Right, Taylor Diggs listens to instructions before taking starting his test in Jeff Wadl’s social studies class at Lakota West High School. The Enquirer/ Tony Jones
Denise Smith Amos reports:
Teachers in Ohio are feeling a little overwhelmed these days.
They’re told they must help students master Ohio’s current academic requirements and pass annual state tests this spring.
But teachers also must prepare students, and themselves, for new Common Core requirements, tougher standards which will replace Ohio’s math and language arts requirements. New Common Core tests are expected in 2014-15.
And between now and then:
• The state is rolling out new school and district report cards with higher academic standards and A to F letter grades beginning this summer.
• Ohio is developing new science and social studies standards and tests.

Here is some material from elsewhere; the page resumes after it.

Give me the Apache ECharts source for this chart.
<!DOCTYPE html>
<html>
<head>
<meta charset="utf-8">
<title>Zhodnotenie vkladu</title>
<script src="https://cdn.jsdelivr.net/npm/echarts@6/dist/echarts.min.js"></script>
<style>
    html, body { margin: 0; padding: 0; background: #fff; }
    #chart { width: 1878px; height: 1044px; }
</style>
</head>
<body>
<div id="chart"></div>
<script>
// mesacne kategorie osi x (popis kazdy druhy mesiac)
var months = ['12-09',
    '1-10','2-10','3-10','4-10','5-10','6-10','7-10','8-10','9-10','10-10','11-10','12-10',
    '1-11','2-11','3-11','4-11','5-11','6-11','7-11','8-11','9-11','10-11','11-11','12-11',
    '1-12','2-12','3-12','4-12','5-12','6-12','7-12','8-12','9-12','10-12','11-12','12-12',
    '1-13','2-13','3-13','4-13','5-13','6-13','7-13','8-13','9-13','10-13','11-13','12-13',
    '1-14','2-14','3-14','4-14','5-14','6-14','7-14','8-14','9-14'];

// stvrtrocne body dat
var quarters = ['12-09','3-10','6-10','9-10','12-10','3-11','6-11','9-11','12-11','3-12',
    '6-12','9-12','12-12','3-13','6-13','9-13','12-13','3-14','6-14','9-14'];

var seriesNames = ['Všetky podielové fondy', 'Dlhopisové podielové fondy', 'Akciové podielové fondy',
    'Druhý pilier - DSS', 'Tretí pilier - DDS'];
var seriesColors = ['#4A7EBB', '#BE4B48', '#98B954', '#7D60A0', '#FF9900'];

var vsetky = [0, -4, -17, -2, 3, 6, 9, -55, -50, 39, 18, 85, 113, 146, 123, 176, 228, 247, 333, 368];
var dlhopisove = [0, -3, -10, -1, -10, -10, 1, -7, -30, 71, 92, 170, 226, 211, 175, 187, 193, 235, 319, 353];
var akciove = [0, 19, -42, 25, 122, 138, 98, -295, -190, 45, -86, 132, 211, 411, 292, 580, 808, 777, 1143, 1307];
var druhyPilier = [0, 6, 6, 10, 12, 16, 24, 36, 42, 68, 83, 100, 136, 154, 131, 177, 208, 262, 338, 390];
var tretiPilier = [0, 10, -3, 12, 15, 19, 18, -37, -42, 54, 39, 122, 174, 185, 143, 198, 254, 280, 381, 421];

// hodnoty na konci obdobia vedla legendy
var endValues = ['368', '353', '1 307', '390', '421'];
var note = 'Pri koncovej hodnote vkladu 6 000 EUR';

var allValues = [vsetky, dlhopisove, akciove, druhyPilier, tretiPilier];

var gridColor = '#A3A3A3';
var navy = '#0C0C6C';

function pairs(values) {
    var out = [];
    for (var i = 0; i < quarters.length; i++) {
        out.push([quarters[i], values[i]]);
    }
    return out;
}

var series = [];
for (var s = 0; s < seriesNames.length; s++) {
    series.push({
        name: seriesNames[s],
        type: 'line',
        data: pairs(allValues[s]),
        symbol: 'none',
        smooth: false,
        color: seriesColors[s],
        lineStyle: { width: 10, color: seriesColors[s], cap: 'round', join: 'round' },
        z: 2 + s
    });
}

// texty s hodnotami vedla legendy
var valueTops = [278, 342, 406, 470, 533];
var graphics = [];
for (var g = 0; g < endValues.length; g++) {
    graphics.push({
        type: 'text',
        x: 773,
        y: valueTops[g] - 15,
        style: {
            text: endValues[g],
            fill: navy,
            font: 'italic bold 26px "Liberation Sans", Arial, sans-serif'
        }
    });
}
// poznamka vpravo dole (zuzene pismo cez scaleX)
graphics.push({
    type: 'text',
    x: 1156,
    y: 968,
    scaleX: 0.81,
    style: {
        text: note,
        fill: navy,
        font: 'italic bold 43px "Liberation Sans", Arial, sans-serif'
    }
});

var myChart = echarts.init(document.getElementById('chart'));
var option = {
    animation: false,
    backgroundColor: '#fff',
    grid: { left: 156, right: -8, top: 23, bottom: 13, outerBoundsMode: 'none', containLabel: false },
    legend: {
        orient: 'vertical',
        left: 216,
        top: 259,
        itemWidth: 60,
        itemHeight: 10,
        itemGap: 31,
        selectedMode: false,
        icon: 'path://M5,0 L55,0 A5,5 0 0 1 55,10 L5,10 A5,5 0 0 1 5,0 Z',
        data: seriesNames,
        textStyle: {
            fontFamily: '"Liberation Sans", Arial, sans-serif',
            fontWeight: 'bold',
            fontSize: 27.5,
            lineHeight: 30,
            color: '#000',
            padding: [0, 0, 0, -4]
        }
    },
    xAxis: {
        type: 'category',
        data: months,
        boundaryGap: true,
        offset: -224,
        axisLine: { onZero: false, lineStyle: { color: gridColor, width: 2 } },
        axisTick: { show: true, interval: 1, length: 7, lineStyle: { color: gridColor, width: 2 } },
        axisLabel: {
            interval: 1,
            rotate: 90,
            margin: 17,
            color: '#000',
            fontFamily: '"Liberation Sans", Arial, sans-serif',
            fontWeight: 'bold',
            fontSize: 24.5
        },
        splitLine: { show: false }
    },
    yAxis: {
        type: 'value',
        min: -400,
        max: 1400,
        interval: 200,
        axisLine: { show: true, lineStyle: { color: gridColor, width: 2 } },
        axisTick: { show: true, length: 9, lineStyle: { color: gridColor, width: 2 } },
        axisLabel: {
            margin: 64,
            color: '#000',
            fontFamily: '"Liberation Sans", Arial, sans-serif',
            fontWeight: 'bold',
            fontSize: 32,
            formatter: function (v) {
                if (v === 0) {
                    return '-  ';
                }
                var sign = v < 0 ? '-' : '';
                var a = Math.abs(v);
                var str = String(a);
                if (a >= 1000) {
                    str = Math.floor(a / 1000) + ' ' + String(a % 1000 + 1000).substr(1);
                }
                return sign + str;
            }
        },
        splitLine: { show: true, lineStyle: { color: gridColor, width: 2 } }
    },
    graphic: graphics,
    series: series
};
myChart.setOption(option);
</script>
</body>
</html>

• Ohio has ordered schools to test reading proficiency as early as kindergarten and provide extra help to slow readers because, beginning in the 2013-14 school year, third-graders can held back if they’re reading behind their grade level.
• Schools will begin evaluating teachers annually, basing half the evaluation on student test scores. For the first time teachers can lose jobs or a raise based on test scores.
Teachers and principals are reeling trying to prepare for it all, they said. Never has so much changed so quickly and pulled them in some many conflicting directions, they say.